Writing to capture the essence and nature of the culture in which she grew up, Morrison vividly and magnificently intrigues her reader with often surreal character descriptions and highly elaborate plots.

She began her writing career with her first novel, "The Bluest Eye" (1969). In the story, Morrison creates the story of a young battered African-American girl who seeks love and acceptance through the miracle of blue eyes.

"I try to show a little girl as a total and complete victim of whatever was around her," Morrison said to Bakerman.

"The Bluest Eye," which is thematically similar to her other novels, "is written about beauty, miracles, and self-images, about the way in which people can hurt each other about whether or not one is beautiful. Beauty, love ... actually, I think, all the time that I write, I'm writing about love or its absence. Although I don't start out that way," Morrison said to Bakerman.

In 1973, Morrison's second work, "Sula," was published to the acclaim of reviewers and readers alike.

Morrison explores a range of emotions, particularly of violence.

"My effort is always to push every emotion all the way to its final consequence because it interests me more that way," Morrison said to Bakerman.

This extremely rich and poignant novel follows the lives of two black women from their beginnings in a small Ohio town to the separate paths each trailblaze as they grow older. It is a stark, honest examination of different life-styles and is crowded with images and symbols of anger, love, frustration, and sadness.

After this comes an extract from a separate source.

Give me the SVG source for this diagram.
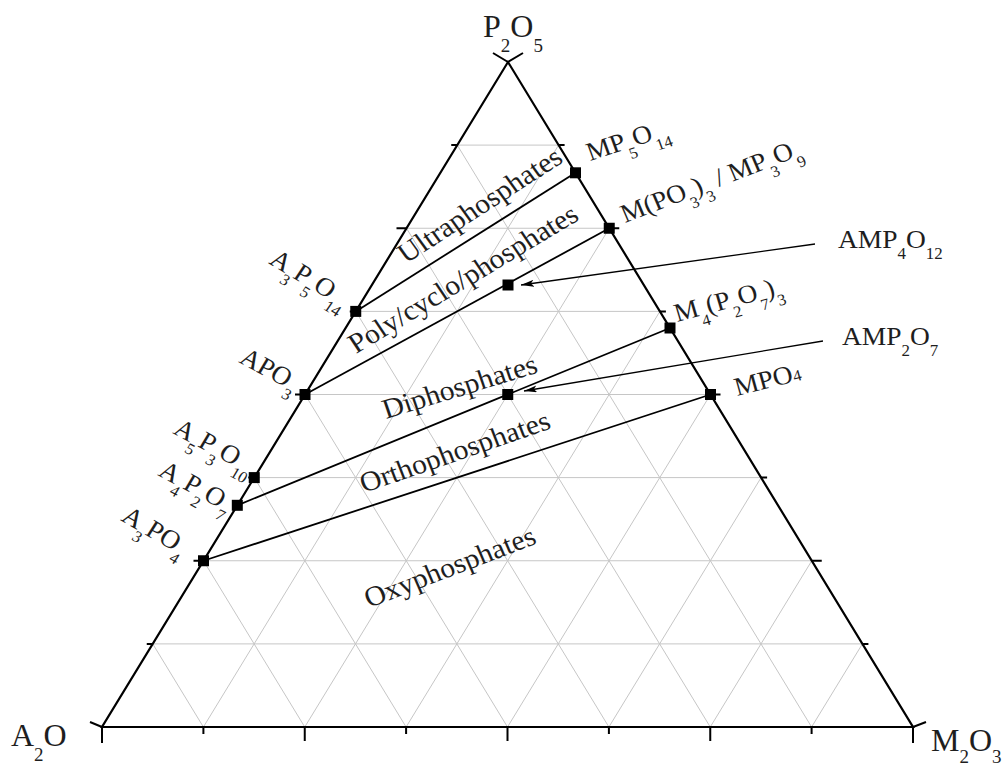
<svg xmlns="http://www.w3.org/2000/svg" width="1008" height="765" viewBox="0 0 1008 765">
<style>
.edge{stroke:#000;stroke-width:2.2;fill:none;stroke-linejoin:miter}
.grid{stroke:#c6c6c6;stroke-width:1;fill:none}
.tick{stroke:#000;stroke-width:2;fill:none}
.tie{stroke:#000;stroke-width:1.8;fill:none}
.arr{stroke:#000;stroke-width:1.3;fill:none}
.pt{fill:#000}
.lbl{font-family:"Liberation Serif","Times New Roman",serif;font-size:26px;fill:#1e1e1e}
.reg{font-size:28px}
.big{font-size:32px}
.sub{font-size:16px}
.bsub{font-size:19px}
</style>
<defs>
<marker id="ah" markerUnits="userSpaceOnUse" markerWidth="14" markerHeight="8" refX="13" refY="3.5" orient="auto">
<path d="M0,0 L13,3.5 L0,7 L3,3.5 z" fill="#000"/>
</marker>
</defs>
<rect width="1008" height="765" fill="#fff"/>
<g id="grid">
<path class="grid" d="M152.75,643.9 H862.4 M203.5,560.75 H811.75 M254.25,477.6 H761.1 M305,394.5 H710.5 M355.75,311.4 H659.9 M406.5,228.25 H609.25 M457.25,145.1 H558.6"/>
<path class="grid" d="M203.4,727 L558.6,145.1 M304.75,727 L609.25,228.25 M406.1,727 L659.9,311.4 M507.5,727 L710.5,394.5 M608.9,727 L761.1,477.6 M710.25,727 L811.75,560.75 M811.6,727 L862.4,643.9"/>
<path class="grid" d="M203.4,727 L152.75,643.9 M304.75,727 L203.5,560.75 M406.1,727 L254.25,477.6 M507.5,727 L305,394.5 M608.9,727 L355.75,311.4 M710.25,727 L406.5,228.25 M811.6,727 L457.25,145.1"/>
</g>
<g id="triangle">
<path class="edge" d="M102,727 L913,727 L508,62 Z"/>
<path class="tick" d="M102,727 v16 M203.4,727 v7 M304.75,727 v14 M406.1,727 v7 M507.5,727 v14 M608.9,727 v7 M710.25,727 v14 M811.6,727 v7 M913,727 v16"/>
<path class="tick" d="M102,727 l-12,-5 M152.75,643.9 h-6 M203.5,560.75 h-10 M254.25,477.6 h-6 M305,394.5 h-10 M355.75,311.4 h-6 M406.5,228.25 h-10 M457.25,145.1 h-6 M508,62 l-15,-9"/>
<path class="tick" d="M913,727 l13,-5 M862.4,643.9 h6 M811.75,560.75 h10 M761.1,477.6 h6 M710.5,394.5 h10 M659.9,311.4 h6 M609.25,228.25 h10 M558.6,145.1 h6 M508,62 l15,-9"/>
</g>
<g id="corner-labels">
<text class="lbl big" x="483" y="37">P<tspan class="bsub" dy="15">2</tspan><tspan dy="-15">O</tspan><tspan class="bsub" dy="15">5</tspan></text>
<text class="lbl big" x="11" y="746">A<tspan class="bsub" dy="15">2</tspan><tspan dy="-15">O</tspan></text>
<text class="lbl big" x="931" y="751">M<tspan class="bsub" dy="12">2</tspan><tspan dy="-12">O</tspan><tspan class="bsub" dy="12">3</tspan></text>
</g>
<g id="connectors">
<line class="tie" x1="355.75" y1="311.4" x2="575.5" y2="172.8"/>
<line class="tie" x1="305" y1="394.5" x2="609.25" y2="228.25"/>
<line class="tie" x1="237.3" y1="505.3" x2="670" y2="328"/>
<line class="tie" x1="203.5" y1="560.75" x2="710.5" y2="394.5"/>
<line class="arr" x1="815" y1="244" x2="521" y2="285" marker-end="url(#ah)"/>
<line class="arr" x1="823" y1="341" x2="524" y2="391" marker-end="url(#ah)"/>
</g>
<g id="regions">
<g transform="translate(406,264) scale(1.056,1) rotate(-34.4)"><text class="lbl reg">Ultraphosphates</text></g>
<g transform="translate(356,354) scale(1.056,1) rotate(-32.4)"><text class="lbl reg">Poly/cyclo/phosphates</text></g>
<g transform="translate(386,419) scale(1.056,1) rotate(-17.9)"><text class="lbl reg">Diphosphates</text></g>
<g transform="translate(364,493) scale(1.056,1) rotate(-20)"><text class="lbl reg">Orthophosphates</text></g>
<g transform="translate(369,608) scale(1.056,1) rotate(-22.1)"><text class="lbl reg">Oxyphosphates</text></g>
</g>
<g id="n-MP5O14">
<rect class="pt" x="570" y="167.3" width="11" height="11"/>
<g transform="translate(590,161) scale(1.056,1) rotate(-18.9)"><text class="lbl">MP<tspan class="sub" dy="11">5</tspan><tspan dy="-11">O</tspan><tspan class="sub" dy="11">14</tspan></text></g>
</g>
<g id="n-MPO33">
<rect class="pt" x="603.75" y="222.75" width="11" height="11"/>
<g transform="translate(625,223) scale(1.056,1) rotate(-22.1)"><text class="lbl">M(PO<tspan class="sub" dy="11">3</tspan><tspan dy="-11">)</tspan><tspan class="sub" dy="11">3</tspan><tspan dy="-11"> / MP</tspan><tspan class="sub" dy="11">3</tspan><tspan dy="-11">O</tspan><tspan class="sub" dy="11">9</tspan></text></g>
</g>
<g id="n-AMP4O12">
<rect class="pt" x="502.5" y="279.5" width="11" height="11"/>
<text class="lbl" transform="translate(838,248) scale(1.056,1)">AMP<tspan class="sub" dy="11">4</tspan><tspan dy="-11">O</tspan><tspan class="sub" dy="11">12</tspan></text>
</g>
<g id="n-A3P5O14">
<rect class="pt" x="350.25" y="305.9" width="11" height="11"/>
<g transform="translate(268,263) scale(1.056,1) rotate(32.4)"><text class="lbl">A<tspan class="sub" dy="11">3</tspan><tspan dy="-11">P</tspan><tspan class="sub" dy="11">5</tspan><tspan dy="-11">O</tspan><tspan class="sub" dy="11">14</tspan></text></g>
</g>
<g id="n-M4P2O73">
<rect class="pt" x="664.5" y="322.5" width="11" height="11"/>
<g transform="translate(677,322) scale(1.056,1) rotate(-15.8)"><text class="lbl">M<tspan class="sub" dy="11">4</tspan><tspan dy="-11">(P</tspan><tspan class="sub" dy="11">2</tspan><tspan dy="-11">O</tspan><tspan class="sub" dy="11">7</tspan><tspan dy="-11">)</tspan><tspan class="sub" dy="11">3</tspan></text></g>
</g>
<g id="n-AMP2O7">
<rect class="pt" x="502.25" y="389" width="11" height="11"/>
<text class="lbl" transform="translate(842,345) scale(1.056,1)">AMP<tspan class="sub" dy="11">2</tspan><tspan dy="-11">O</tspan><tspan class="sub" dy="11">7</tspan></text>
</g>
<g id="n-APO3">
<rect class="pt" x="299.5" y="389" width="11" height="11"/>
<g transform="translate(238,362) scale(1.056,1) rotate(29.3)"><text class="lbl">APO<tspan class="sub" dy="11">3</tspan></text></g>
</g>
<g id="n-MPO4">
<rect class="pt" x="705" y="389" width="11" height="11"/>
<g transform="translate(737,396) scale(1.056,1) rotate(-14.75)"><text class="lbl">MPO<tspan class="sub">4</tspan></text></g>
</g>
<g id="n-A5P3O10">
<rect class="pt" x="248.75" y="472.1" width="11" height="11"/>
<g transform="translate(172,433) scale(1.056,1) rotate(29.3)"><text class="lbl">A<tspan class="sub" dy="11">5</tspan><tspan dy="-11">P</tspan><tspan class="sub" dy="11">3</tspan><tspan dy="-11">O</tspan><tspan class="sub" dy="11">10</tspan></text></g>
</g>
<g id="n-A4P2O7">
<rect class="pt" x="231.8" y="499.8" width="11" height="11"/>
<g transform="translate(157,475) scale(1.056,1) rotate(29.3)"><text class="lbl">A<tspan class="sub" dy="11">4</tspan><tspan dy="-11">P</tspan><tspan class="sub" dy="11">2</tspan><tspan dy="-11">O</tspan><tspan class="sub" dy="11">7</tspan></text></g>
</g>
<g id="n-A3PO4">
<rect class="pt" x="198" y="555.25" width="11" height="11"/>
<g transform="translate(120,520) scale(1.056,1) rotate(31.4)"><text class="lbl">A<tspan class="sub" dy="11">3</tspan><tspan dy="-11">PO</tspan><tspan class="sub" dy="11">4</tspan></text></g>
</g>
</svg>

In this novel, Morrison brilliantly depicts the effect of two different environments on the development of the black characters, who are seemingly puppets in the oppressive outside white world.

After "Sula," Morrison's fame and popularity skyrocketed.

"Song of Solomon" was released in 1977 and later was spotlighted as a Book-of-the Month-Club main selection. It was only the second novel selected by the organization to feature an African-American writer since Richard Wright's, "Native Son."

Later it was cited by the National Book Critics with their distinguished "National Book Critics Circle Award."

Success came rapidly for Morrison. "Beloved," released in 1987 was awarded a Pulitzer Prize. Morrison's other famous novels include "Tar Baby" published in 1981 and "Jazz," in 1992.

In 1993, Morrison was awarded the Nobel Prize for literature, the first African-American writer to receive such a distinction.

In all her works, Morrison forges a uniquely powerful relationship with the reader.

Bakerman notes, "Morrison anticipates that her readers will bring their experiences to bear on her fiction in order that the experiences they live with her characters will help them 'not let it happen' in their lives. Her novels are never didactic; they do not preach, they teach."

Morrison, like many of her contemporaries, chooses to focus her subjects which have little representation in the literary world especially black women and their spheres of influence.

"Critics generally don't associate black people with ideas. They see marginal people ... sociologically interesting people perhaps but very parochial ... We are people, not aliens. We live, we love, we die," Morrison said in the Bakerman interview.